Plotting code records
-- start --

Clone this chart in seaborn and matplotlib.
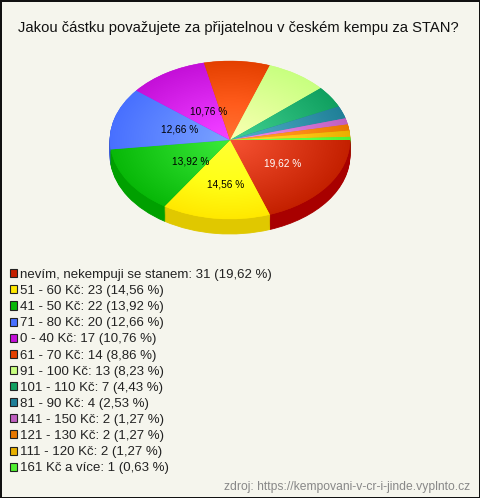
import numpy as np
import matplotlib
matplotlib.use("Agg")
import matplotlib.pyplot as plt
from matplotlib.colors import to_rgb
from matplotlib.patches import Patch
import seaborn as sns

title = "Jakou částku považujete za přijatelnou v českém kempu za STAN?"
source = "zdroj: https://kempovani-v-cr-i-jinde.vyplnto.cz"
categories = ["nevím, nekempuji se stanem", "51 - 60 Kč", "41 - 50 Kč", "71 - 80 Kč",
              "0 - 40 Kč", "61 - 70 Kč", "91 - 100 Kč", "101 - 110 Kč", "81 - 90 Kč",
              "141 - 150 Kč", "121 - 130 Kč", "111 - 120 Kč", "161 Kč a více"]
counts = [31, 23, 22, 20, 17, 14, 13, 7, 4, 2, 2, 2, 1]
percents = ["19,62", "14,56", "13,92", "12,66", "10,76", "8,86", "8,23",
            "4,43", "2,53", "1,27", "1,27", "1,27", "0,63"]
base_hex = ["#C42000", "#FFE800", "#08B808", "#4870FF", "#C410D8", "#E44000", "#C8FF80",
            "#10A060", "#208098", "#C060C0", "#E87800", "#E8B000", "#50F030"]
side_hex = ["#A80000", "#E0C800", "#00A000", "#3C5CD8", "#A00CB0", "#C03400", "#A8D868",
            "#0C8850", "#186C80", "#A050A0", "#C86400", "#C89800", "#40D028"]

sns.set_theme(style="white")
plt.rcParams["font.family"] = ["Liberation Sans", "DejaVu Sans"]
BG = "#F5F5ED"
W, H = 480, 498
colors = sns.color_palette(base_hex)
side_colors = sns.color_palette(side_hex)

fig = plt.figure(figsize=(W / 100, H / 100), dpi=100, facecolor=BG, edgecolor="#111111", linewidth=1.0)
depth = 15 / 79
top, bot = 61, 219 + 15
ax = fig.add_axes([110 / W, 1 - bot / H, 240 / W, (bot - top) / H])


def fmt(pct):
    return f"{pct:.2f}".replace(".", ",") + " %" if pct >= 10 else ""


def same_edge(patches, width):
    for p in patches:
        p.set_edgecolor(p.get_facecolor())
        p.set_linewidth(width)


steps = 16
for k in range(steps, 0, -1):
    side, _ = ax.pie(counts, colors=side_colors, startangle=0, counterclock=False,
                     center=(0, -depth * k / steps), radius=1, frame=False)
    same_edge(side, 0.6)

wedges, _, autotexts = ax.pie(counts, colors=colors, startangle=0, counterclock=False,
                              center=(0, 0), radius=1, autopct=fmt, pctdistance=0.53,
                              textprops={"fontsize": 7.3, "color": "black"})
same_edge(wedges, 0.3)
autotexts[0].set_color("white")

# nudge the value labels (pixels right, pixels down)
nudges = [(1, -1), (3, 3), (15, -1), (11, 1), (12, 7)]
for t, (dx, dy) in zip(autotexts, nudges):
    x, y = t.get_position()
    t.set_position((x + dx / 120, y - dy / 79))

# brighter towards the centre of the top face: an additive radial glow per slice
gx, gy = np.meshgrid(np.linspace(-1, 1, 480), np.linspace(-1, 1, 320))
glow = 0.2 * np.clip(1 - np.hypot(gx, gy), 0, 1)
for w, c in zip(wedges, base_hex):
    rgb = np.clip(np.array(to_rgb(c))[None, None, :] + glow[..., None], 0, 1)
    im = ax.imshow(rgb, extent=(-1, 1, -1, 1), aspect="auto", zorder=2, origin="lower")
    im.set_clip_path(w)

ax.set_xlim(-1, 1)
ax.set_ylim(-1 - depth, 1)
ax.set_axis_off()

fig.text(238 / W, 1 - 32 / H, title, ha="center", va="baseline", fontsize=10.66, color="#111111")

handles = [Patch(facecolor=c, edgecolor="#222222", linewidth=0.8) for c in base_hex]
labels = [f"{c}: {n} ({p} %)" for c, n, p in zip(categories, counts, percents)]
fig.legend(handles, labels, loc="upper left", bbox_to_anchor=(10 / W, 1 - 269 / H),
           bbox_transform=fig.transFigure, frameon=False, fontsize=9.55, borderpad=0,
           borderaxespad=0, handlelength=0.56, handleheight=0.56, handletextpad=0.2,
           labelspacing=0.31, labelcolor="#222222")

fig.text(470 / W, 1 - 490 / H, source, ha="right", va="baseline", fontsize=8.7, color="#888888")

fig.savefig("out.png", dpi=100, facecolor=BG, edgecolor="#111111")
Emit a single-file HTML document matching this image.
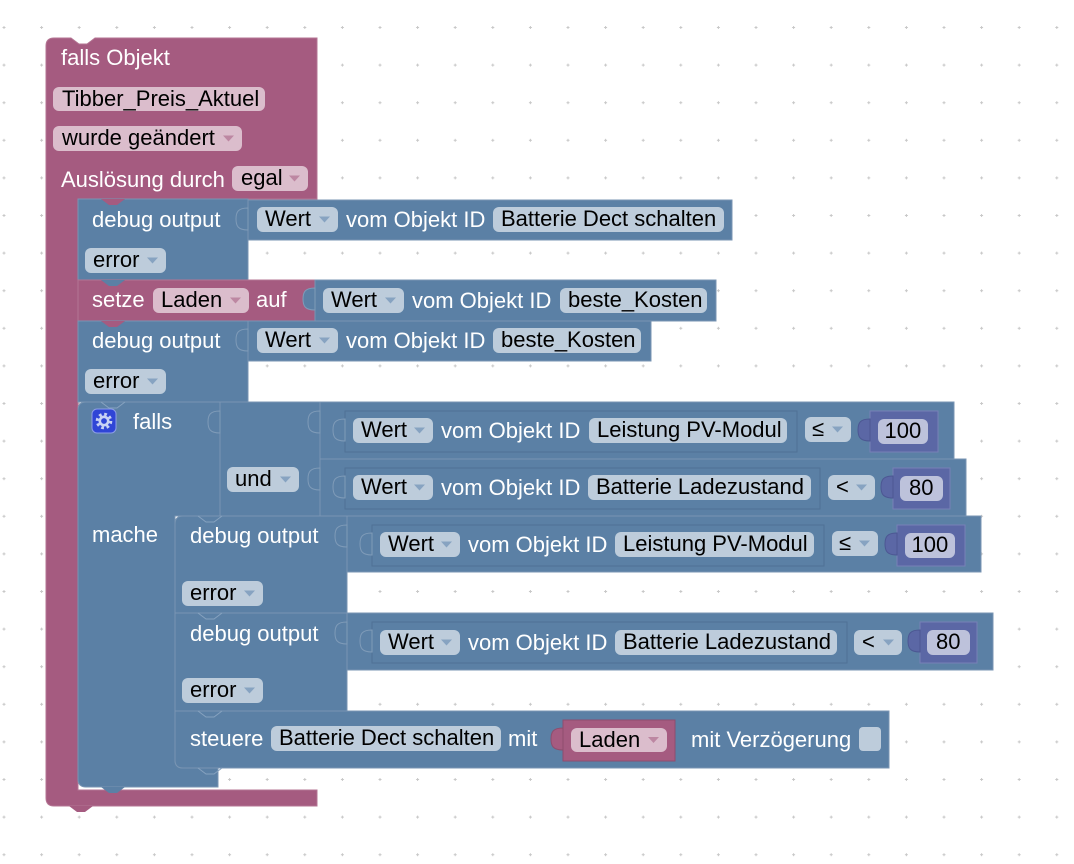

-- end --

To be done: Omit every picture, and otherwise quote the entries exactly.

Exercise output:
Clone this chart in seaborn and matplotlib.
import numpy as np
import matplotlib
matplotlib.use("Agg")
import matplotlib.pyplot as plt
from matplotlib.colors import to_rgb
from matplotlib.patches import Patch
import seaborn as sns

title = "Jakou částku považujete za přijatelnou v českém kempu za STAN?"
source = "zdroj: https://kempovani-v-cr-i-jinde.vyplnto.cz"
categories = ["nevím, nekempuji se stanem", "51 - 60 Kč", "41 - 50 Kč", "71 - 80 Kč",
              "0 - 40 Kč", "61 - 70 Kč", "91 - 100 Kč", "101 - 110 Kč", "81 - 90 Kč",
              "141 - 150 Kč", "121 - 130 Kč", "111 - 120 Kč", "161 Kč a více"]
counts = [31, 23, 22, 20, 17, 14, 13, 7, 4, 2, 2, 2, 1]
percents = ["19,62", "14,56", "13,92", "12,66", "10,76", "8,86", "8,23",
            "4,43", "2,53", "1,27", "1,27", "1,27", "0,63"]
base_hex = ["#C42000", "#FFE800", "#08B808", "#4870FF", "#C410D8", "#E44000", "#C8FF80",
            "#10A060", "#208098", "#C060C0", "#E87800", "#E8B000", "#50F030"]
side_hex = ["#A80000", "#E0C800", "#00A000", "#3C5CD8", "#A00CB0", "#C03400", "#A8D868",
            "#0C8850", "#186C80", "#A050A0", "#C86400", "#C89800", "#40D028"]

sns.set_theme(style="white")
plt.rcParams["font.family"] = ["Liberation Sans", "DejaVu Sans"]
BG = "#F5F5ED"
W, H = 480, 498
colors = sns.color_palette(base_hex)
side_colors = sns.color_palette(side_hex)

fig = plt.figure(figsize=(W / 100, H / 100), dpi=100, facecolor=BG, edgecolor="#111111", linewidth=1.0)
depth = 15 / 79
top, bot = 61, 219 + 15
ax = fig.add_axes([110 / W, 1 - bot / H, 240 / W, (bot - top) / H])


def fmt(pct):
    return f"{pct:.2f}".replace(".", ",") + " %" if pct >= 10 else ""


def same_edge(patches, width):
    for p in patches:
        p.set_edgecolor(p.get_facecolor())
        p.set_linewidth(width)


steps = 16
for k in range(steps, 0, -1):
    side, _ = ax.pie(counts, colors=side_colors, startangle=0, counterclock=False,
                     center=(0, -depth * k / steps), radius=1, frame=False)
    same_edge(side, 0.6)

wedges, _, autotexts = ax.pie(counts, colors=colors, startangle=0, counterclock=False,
                              center=(0, 0), radius=1, autopct=fmt, pctdistance=0.53,
                              textprops={"fontsize": 7.3, "color": "black"})
same_edge(wedges, 0.3)
autotexts[0].set_color("white")

# nudge the value labels (pixels right, pixels down)
nudges = [(1, -1), (3, 3), (15, -1), (11, 1), (12, 7)]
for t, (dx, dy) in zip(autotexts, nudges):
    x, y = t.get_position()
    t.set_position((x + dx / 120, y - dy / 79))

# brighter towards the centre of the top face: an additive radial glow per slice
gx, gy = np.meshgrid(np.linspace(-1, 1, 480), np.linspace(-1, 1, 320))
glow = 0.2 * np.clip(1 - np.hypot(gx, gy), 0, 1)
for w, c in zip(wedges, base_hex):
    rgb = np.clip(np.array(to_rgb(c))[None, None, :] + glow[..., None], 0, 1)
    im = ax.imshow(rgb, extent=(-1, 1, -1, 1), aspect="auto", zorder=2, origin="lower")
    im.set_clip_path(w)

ax.set_xlim(-1, 1)
ax.set_ylim(-1 - depth, 1)
ax.set_axis_off()

fig.text(238 / W, 1 - 32 / H, title, ha="center", va="baseline", fontsize=10.66, color="#111111")

handles = [Patch(facecolor=c, edgecolor="#222222", linewidth=0.8) for c in base_hex]
labels = [f"{c}: {n} ({p} %)" for c, n, p in zip(categories, counts, percents)]
fig.legend(handles, labels, loc="upper left", bbox_to_anchor=(10 / W, 1 - 269 / H),
           bbox_transform=fig.transFigure, frameon=False, fontsize=9.55, borderpad=0,
           borderaxespad=0, handlelength=0.56, handleheight=0.56, handletextpad=0.2,
           labelspacing=0.31, labelcolor="#222222")

fig.text(470 / W, 1 - 490 / H, source, ha="right", va="baseline", fontsize=8.7, color="#888888")

fig.savefig("out.png", dpi=100, facecolor=BG, edgecolor="#111111")
Emit a single-file HTML document matching this image.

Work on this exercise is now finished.